▶ _TASK BRIEF_:
Do not copy the pictures. Write out the lines from the start of the entries through the line containing "W, H = 1103, 796".

++++++++++

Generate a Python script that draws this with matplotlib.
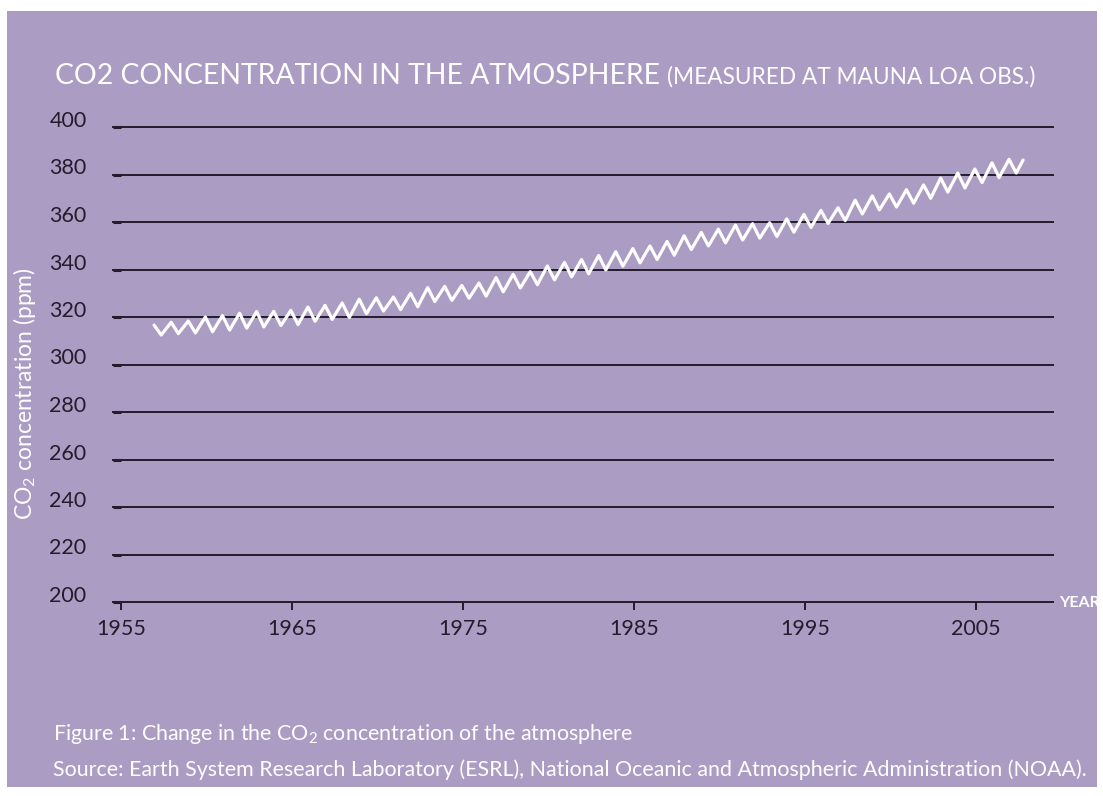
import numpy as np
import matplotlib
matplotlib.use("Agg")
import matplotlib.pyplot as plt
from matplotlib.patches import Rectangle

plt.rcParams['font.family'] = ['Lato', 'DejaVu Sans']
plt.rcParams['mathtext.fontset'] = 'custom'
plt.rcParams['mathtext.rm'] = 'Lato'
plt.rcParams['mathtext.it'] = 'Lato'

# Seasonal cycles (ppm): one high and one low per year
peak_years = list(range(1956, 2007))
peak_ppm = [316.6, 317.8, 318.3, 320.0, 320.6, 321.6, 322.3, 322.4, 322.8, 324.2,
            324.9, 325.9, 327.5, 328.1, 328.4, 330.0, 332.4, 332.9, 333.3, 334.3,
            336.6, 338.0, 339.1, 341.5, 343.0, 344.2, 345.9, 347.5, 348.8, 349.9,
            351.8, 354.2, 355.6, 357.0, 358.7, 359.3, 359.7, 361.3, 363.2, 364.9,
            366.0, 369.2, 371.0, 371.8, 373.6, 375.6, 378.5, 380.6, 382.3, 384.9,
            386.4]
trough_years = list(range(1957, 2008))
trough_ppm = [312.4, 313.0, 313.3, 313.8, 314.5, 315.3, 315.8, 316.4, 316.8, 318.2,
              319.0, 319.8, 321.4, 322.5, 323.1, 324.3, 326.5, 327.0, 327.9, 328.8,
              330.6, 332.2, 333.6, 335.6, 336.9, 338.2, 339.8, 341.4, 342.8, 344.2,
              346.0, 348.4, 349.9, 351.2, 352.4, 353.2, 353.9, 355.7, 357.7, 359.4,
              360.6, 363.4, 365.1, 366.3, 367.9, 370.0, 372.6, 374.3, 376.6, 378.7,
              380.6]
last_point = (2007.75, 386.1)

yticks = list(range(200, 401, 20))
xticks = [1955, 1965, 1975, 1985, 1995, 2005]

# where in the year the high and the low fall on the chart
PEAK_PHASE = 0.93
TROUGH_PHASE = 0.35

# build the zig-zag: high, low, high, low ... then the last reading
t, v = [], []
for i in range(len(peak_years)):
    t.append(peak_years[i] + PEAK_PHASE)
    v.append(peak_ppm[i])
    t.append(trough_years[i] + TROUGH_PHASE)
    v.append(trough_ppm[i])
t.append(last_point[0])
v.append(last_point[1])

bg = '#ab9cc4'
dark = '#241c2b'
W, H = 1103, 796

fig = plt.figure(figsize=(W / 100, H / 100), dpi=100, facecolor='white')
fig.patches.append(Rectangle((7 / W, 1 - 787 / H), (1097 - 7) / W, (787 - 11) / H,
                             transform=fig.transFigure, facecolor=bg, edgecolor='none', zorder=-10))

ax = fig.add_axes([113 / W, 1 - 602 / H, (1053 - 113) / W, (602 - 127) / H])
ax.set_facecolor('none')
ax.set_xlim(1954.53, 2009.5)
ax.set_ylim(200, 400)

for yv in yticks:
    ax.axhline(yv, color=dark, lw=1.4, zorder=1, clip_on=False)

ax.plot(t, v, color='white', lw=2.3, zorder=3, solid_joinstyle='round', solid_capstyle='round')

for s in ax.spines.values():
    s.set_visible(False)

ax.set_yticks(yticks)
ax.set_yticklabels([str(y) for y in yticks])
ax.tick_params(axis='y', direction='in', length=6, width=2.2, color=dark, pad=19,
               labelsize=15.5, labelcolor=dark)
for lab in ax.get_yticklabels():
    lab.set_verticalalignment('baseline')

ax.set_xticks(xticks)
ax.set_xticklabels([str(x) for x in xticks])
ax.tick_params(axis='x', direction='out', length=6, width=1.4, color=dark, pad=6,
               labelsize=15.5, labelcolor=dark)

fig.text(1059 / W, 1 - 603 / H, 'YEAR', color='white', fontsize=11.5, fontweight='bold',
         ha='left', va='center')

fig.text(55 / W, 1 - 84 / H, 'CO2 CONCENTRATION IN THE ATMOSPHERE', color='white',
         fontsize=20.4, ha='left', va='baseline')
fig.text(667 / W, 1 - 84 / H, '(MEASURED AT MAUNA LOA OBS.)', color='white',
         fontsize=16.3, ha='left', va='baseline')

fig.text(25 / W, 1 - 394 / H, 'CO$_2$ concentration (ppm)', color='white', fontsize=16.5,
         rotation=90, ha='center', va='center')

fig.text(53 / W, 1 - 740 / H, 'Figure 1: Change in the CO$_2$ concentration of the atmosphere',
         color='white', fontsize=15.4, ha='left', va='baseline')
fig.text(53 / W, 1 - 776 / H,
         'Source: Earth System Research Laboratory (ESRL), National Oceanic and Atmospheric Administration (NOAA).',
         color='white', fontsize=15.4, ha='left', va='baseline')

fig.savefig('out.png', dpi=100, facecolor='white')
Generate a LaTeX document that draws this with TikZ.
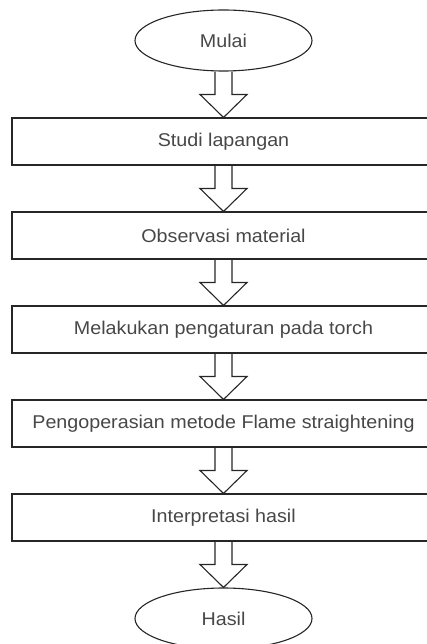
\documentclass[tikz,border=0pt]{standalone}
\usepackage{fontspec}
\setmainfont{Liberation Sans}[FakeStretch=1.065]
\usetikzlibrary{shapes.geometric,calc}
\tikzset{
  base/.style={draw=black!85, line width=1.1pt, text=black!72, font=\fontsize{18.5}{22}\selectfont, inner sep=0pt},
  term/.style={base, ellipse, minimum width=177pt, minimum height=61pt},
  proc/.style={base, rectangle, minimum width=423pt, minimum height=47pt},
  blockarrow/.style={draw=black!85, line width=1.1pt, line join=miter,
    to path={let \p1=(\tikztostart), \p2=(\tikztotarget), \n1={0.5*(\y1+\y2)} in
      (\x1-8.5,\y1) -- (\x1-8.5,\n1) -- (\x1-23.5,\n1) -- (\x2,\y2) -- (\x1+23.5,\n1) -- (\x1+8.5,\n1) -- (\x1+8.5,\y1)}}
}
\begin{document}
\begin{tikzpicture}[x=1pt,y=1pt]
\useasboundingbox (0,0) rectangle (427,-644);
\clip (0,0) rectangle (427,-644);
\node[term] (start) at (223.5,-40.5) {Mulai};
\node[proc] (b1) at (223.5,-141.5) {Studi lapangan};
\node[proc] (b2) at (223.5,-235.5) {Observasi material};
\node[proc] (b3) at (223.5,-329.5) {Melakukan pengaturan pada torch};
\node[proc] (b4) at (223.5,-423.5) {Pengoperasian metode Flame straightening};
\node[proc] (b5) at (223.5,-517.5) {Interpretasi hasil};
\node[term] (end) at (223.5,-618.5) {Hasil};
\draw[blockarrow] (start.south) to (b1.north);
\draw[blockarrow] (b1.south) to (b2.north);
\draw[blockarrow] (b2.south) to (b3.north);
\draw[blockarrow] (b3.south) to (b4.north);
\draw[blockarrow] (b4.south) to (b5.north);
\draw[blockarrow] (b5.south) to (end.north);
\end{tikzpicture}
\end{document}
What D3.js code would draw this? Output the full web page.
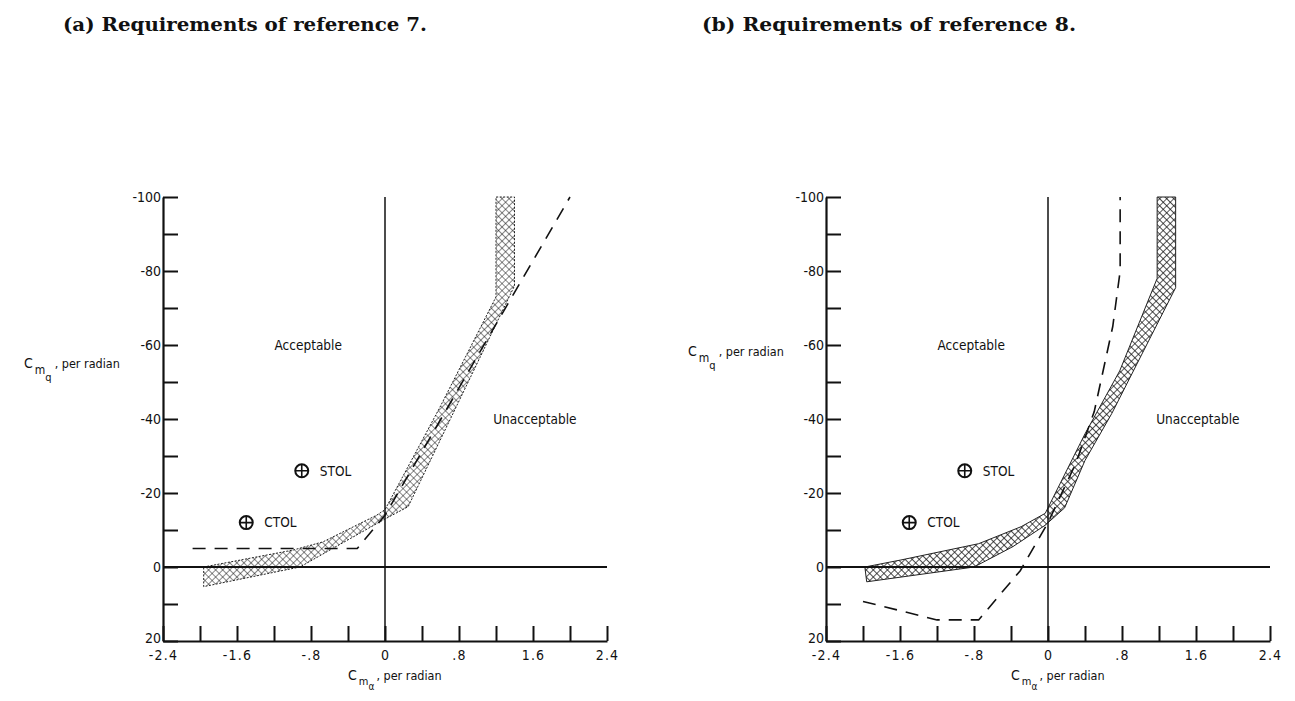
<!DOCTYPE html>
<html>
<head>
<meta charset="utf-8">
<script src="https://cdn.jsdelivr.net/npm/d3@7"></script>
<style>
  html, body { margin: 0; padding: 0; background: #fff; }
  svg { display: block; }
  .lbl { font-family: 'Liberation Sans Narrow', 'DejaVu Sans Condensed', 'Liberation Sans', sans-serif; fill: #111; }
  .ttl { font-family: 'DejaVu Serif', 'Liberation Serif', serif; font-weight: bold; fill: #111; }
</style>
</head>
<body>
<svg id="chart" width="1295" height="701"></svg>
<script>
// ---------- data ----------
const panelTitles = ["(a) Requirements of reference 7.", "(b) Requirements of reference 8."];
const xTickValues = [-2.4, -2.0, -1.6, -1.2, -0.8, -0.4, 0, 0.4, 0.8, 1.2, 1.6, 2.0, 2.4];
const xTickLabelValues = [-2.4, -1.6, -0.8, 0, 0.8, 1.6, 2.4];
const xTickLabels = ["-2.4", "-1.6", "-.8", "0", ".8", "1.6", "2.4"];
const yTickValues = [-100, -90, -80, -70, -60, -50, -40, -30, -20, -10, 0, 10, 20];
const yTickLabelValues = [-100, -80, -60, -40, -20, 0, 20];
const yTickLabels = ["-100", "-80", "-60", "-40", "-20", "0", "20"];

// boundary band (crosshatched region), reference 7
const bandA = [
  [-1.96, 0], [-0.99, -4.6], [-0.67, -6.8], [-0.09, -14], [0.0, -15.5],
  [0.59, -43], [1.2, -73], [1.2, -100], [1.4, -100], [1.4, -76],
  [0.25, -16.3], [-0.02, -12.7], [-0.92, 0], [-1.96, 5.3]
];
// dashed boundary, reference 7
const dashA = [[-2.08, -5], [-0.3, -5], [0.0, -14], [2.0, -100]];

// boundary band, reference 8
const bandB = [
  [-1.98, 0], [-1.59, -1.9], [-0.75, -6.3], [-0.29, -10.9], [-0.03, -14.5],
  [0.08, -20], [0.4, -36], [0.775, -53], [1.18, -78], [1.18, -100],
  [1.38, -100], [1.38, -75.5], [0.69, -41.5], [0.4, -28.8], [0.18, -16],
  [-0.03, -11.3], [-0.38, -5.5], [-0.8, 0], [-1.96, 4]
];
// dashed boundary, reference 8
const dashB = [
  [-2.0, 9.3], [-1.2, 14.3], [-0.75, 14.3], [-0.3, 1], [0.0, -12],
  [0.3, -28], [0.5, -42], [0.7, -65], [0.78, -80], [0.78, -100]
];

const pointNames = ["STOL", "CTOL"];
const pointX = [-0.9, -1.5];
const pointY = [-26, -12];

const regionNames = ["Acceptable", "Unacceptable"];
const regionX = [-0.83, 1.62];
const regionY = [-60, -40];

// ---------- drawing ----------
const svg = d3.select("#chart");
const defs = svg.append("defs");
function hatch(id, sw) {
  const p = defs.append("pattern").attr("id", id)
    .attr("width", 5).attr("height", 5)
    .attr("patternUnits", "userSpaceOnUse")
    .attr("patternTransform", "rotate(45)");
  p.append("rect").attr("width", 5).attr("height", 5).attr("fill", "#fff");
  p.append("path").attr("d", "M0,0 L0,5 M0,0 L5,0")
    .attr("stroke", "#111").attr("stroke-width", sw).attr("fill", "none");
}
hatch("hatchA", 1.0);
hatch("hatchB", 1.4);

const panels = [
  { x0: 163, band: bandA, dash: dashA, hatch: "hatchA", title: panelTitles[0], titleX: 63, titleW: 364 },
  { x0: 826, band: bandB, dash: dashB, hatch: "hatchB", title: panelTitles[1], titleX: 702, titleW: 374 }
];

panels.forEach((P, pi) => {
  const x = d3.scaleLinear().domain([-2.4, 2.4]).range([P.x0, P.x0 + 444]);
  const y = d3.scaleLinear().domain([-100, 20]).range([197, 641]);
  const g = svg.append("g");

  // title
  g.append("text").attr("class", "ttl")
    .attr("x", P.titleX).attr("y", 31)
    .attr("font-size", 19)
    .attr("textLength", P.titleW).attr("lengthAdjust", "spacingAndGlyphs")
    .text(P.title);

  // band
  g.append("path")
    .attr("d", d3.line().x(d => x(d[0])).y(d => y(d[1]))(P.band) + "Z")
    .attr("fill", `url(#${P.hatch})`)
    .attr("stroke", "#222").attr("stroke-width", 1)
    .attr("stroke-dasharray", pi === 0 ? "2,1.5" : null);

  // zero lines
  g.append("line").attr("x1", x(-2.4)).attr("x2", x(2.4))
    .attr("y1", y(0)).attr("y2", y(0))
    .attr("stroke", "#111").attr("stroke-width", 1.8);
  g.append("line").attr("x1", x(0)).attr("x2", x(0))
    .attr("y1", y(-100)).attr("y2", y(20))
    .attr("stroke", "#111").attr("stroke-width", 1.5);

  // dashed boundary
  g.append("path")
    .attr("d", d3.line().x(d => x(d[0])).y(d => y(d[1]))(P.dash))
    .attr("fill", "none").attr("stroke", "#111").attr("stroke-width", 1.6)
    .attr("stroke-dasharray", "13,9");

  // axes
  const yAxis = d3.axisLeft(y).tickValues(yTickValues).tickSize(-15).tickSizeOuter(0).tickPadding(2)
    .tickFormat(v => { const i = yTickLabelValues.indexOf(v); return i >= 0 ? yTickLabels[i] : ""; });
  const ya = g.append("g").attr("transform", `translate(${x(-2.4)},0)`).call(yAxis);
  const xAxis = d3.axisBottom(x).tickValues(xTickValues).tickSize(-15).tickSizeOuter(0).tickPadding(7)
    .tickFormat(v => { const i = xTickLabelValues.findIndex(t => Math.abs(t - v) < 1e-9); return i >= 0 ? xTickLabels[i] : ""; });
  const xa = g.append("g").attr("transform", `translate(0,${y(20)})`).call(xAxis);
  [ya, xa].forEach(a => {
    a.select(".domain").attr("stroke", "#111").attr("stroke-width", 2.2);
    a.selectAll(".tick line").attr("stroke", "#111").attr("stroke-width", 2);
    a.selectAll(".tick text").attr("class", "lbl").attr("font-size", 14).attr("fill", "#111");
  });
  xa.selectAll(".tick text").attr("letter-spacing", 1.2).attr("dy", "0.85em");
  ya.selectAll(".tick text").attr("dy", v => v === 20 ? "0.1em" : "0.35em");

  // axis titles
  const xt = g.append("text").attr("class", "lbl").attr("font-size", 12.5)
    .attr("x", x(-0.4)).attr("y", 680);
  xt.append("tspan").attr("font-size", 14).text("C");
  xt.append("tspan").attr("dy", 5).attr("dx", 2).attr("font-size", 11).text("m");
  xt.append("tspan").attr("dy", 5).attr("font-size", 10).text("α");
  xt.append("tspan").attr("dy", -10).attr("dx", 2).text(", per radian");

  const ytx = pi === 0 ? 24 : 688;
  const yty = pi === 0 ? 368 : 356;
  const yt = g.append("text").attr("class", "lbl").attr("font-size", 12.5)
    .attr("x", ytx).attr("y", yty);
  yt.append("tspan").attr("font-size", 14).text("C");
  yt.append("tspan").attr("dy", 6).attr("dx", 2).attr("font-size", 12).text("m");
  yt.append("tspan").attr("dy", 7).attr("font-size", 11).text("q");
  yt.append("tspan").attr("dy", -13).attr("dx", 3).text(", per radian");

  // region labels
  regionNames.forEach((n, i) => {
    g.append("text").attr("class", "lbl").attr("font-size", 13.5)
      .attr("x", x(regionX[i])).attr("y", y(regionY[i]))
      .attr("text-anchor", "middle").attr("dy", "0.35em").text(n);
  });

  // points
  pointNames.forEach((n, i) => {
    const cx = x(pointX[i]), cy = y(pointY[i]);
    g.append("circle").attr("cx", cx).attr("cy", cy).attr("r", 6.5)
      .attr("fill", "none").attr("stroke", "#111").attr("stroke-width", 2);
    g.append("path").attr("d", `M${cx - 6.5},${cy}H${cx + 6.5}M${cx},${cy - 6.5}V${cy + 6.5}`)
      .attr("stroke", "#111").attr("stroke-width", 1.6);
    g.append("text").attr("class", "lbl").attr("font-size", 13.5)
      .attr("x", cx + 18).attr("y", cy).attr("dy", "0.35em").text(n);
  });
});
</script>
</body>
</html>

++++++++++

▶ _PROBLEM SOLUTION_:
Generate a Python script that draws this with matplotlib.
import numpy as np
import matplotlib
matplotlib.use("Agg")
import matplotlib.pyplot as plt
from matplotlib.patches import Rectangle

plt.rcParams['font.family'] = ['Lato', 'DejaVu Sans']
plt.rcParams['mathtext.fontset'] = 'custom'
plt.rcParams['mathtext.rm'] = 'Lato'
plt.rcParams['mathtext.it'] = 'Lato'

# Seasonal cycles (ppm): one high and one low per year
peak_years = list(range(1956, 2007))
peak_ppm = [316.6, 317.8, 318.3, 320.0, 320.6, 321.6, 322.3, 322.4, 322.8, 324.2,
            324.9, 325.9, 327.5, 328.1, 328.4, 330.0, 332.4, 332.9, 333.3, 334.3,
            336.6, 338.0, 339.1, 341.5, 343.0, 344.2, 345.9, 347.5, 348.8, 349.9,
            351.8, 354.2, 355.6, 357.0, 358.7, 359.3, 359.7, 361.3, 363.2, 364.9,
            366.0, 369.2, 371.0, 371.8, 373.6, 375.6, 378.5, 380.6, 382.3, 384.9,
            386.4]
trough_years = list(range(1957, 2008))
trough_ppm = [312.4, 313.0, 313.3, 313.8, 314.5, 315.3, 315.8, 316.4, 316.8, 318.2,
              319.0, 319.8, 321.4, 322.5, 323.1, 324.3, 326.5, 327.0, 327.9, 328.8,
              330.6, 332.2, 333.6, 335.6, 336.9, 338.2, 339.8, 341.4, 342.8, 344.2,
              346.0, 348.4, 349.9, 351.2, 352.4, 353.2, 353.9, 355.7, 357.7, 359.4,
              360.6, 363.4, 365.1, 366.3, 367.9, 370.0, 372.6, 374.3, 376.6, 378.7,
              380.6]
last_point = (2007.75, 386.1)

yticks = list(range(200, 401, 20))
xticks = [1955, 1965, 1975, 1985, 1995, 2005]

# where in the year the high and the low fall on the chart
PEAK_PHASE = 0.93
TROUGH_PHASE = 0.35

# build the zig-zag: high, low, high, low ... then the last reading
t, v = [], []
for i in range(len(peak_years)):
    t.append(peak_years[i] + PEAK_PHASE)
    v.append(peak_ppm[i])
    t.append(trough_years[i] + TROUGH_PHASE)
    v.append(trough_ppm[i])
t.append(last_point[0])
v.append(last_point[1])

bg = '#ab9cc4'
dark = '#241c2b'
W, H = 1103, 796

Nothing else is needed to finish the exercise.